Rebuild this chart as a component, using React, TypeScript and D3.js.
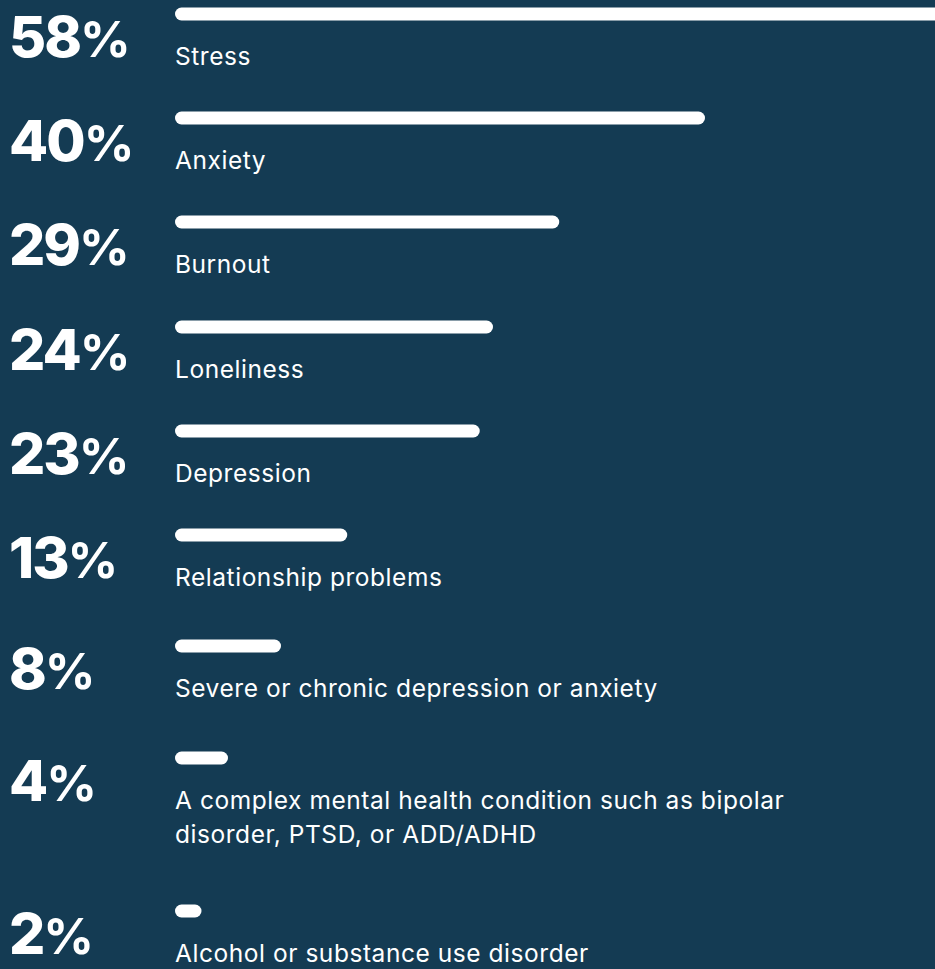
import React from "react";
import * as d3 from "d3";

const percentages = [58, 40, 29, 24, 23, 13, 8, 4, 2];
const categoryLines: string[][] = [
  ["Stress"],
  ["Anxiety"],
  ["Burnout"],
  ["Loneliness"],
  ["Depression"],
  ["Relationship problems"],
  ["Severe or chronic depression or anxiety"],
  ["A complex mental health condition such as bipolar", "disorder, PTSD, or ADD/ADHD"],
  ["Alcohol or substance use disorder"],
];

const W = 935;
const H = 969;
const BG = "#143B53";
const FONT = "Inter, 'Open Sans', sans-serif";

// layout: vertical distance from one row to the next
const rowSpacing = [104, 104, 105, 104, 104, 111, 112, 153];

export default function App() {
  const x = d3.scaleLinear().domain([0, 40]).range([175, 705]);
  const rowY = d3.cumsum([14, ...rowSpacing]);
  const barH = 13;

  return (
    <div style={{ position: "fixed", left: 0, top: 0, width: W, height: H, overflow: "hidden", background: BG }}>
      <svg width={W} height={H} style={{ display: "block" }}>
        <rect x={0} y={0} width={W} height={H} fill={BG} />
        {percentages.map((p, i) => {
          const cy = rowY[i];
          return (
            <g key={i}>
              <rect
                x={x(0)}
                y={cy - barH / 2}
                width={x(p) - x(0)}
                height={barH}
                rx={barH / 2}
                fill="#ffffff"
              />
              <text
                x={9}
                y={cy + 43}
                fill="#ffffff"
                fontFamily={FONT}
                fontWeight={800}
                fontSize={57}
                letterSpacing={-2}
              >
                {p}
                <tspan fontSize={50} fontWeight={700}>%</tspan>
              </text>
              {categoryLines[i].map((line, j) => (
                <text
                  key={j}
                  x={175}
                  y={cy + 51 + j * 34}
                  fill="#ffffff"
                  fontFamily={FONT}
                  fontWeight={400}
                  fontSize={24.5}
                  letterSpacing={0.55}
                >
                  {line}
                </text>
              ))}
            </g>
          );
        })}
      </svg>
    </div>
  );
}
•••
▶ _GOAL_
Begin at the first line of the material and copy each line exactly through the one containing "const barH = 13;". Omit pictures.

▶ _THE SOLUTION_
Rebuild this chart as a component, using React, TypeScript and D3.js.
import React from "react";
import * as d3 from "d3";

const percentages = [58, 40, 29, 24, 23, 13, 8, 4, 2];
const categoryLines: string[][] = [
  ["Stress"],
  ["Anxiety"],
  ["Burnout"],
  ["Loneliness"],
  ["Depression"],
  ["Relationship problems"],
  ["Severe or chronic depression or anxiety"],
  ["A complex mental health condition such as bipolar", "disorder, PTSD, or ADD/ADHD"],
  ["Alcohol or substance use disorder"],
];

const W = 935;
const H = 969;
const BG = "#143B53";
const FONT = "Inter, 'Open Sans', sans-serif";

// layout: vertical distance from one row to the next
const rowSpacing = [104, 104, 105, 104, 104, 111, 112, 153];

export default function App() {
  const x = d3.scaleLinear().domain([0, 40]).range([175, 705]);
  const rowY = d3.cumsum([14, ...rowSpacing]);
  const barH = 13;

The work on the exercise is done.